Last edited 28 Jan 2020

Thermal expansion

Variations in the temperature of a structure can result in thermal movements of its constituent parts. Most building materials will expand with rises in temperature caused (in most cases) by solar heat gains. In many solid materials (i.e not liquids), the expansion will usually be greater along the long dimension of the material as opposed to the short. Liquids tend to expand in all directions when heated.

Different materials are likely to have different rates of thermal expansion. Indeed, it is possible for variations to exist even among samples of the same material. The degree to which solid materials expand as a result of temperature change is expressed by their coefficient of linear thermal expansion (CLTE). The expansion of a material can be calculated from the percentage change in its length per degree of temperature change, its length, and the change in temperature.

Knowing the coefficients of expansion allows designers to calculate how much thermal movement to accommodate (particularly on a hot summer’s day when there are solar heat gains will be higher) by allowing for expansion joints.

Thermal movements tend to be reversible, i.e for every millimetre of expansion, there will usually be the same amount of contraction as the temperature drops.

In the UK, the typical seasonal variations in temperature – i.e between a hot summer’s day and a cold winter’s night – can be as much as 30°C. This can induce strain and damage a building. When materials are restrained excessively and cannot expand, the release of built-up internal stresses can result in cracking, bowing, buckling and other forms of deformation. For example, in brickwork, thermal expansion can cause cracking of both mortar and bricks, allowing rainwater to penetrate through the external leaf.

Expansion joints usually prevent this happening.

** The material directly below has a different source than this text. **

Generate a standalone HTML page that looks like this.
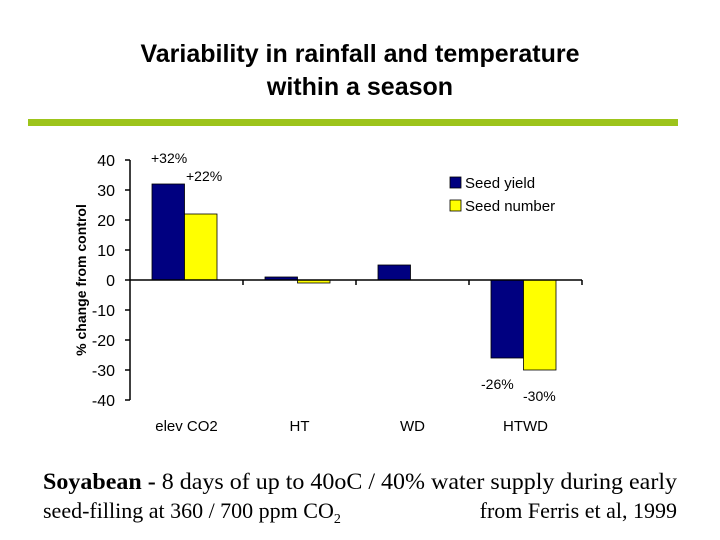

In brickwork, 10mm-wide vertical expansion joints filled with a suitable filler material can allow for thermal expansion and are typically installed every 10m-12m for main walling runs. But in freestanding walls and parapets, this is usually reduced to 6m-8m because these constructions are typically more exposed to the elements and have less weight above them (and therefore less restraint).

Movement in the vertical plane should also be considered and accommodated with a horizontal movement joint (sometimes referred to as a ‘soft joint’) at the appropriate spacing.

Lead, zinc and copper can be formed (in roof applications) with traditional ‘drips’ which are steps that break up the length and accommodate thermal expansion. Alternatively, a rubber (neoprene) expansion joint can be used.

Expansion joints are typically filled with a material capable of being compressed by up to around 50% of its original thickness and which can recover after the thermal movement is reversed.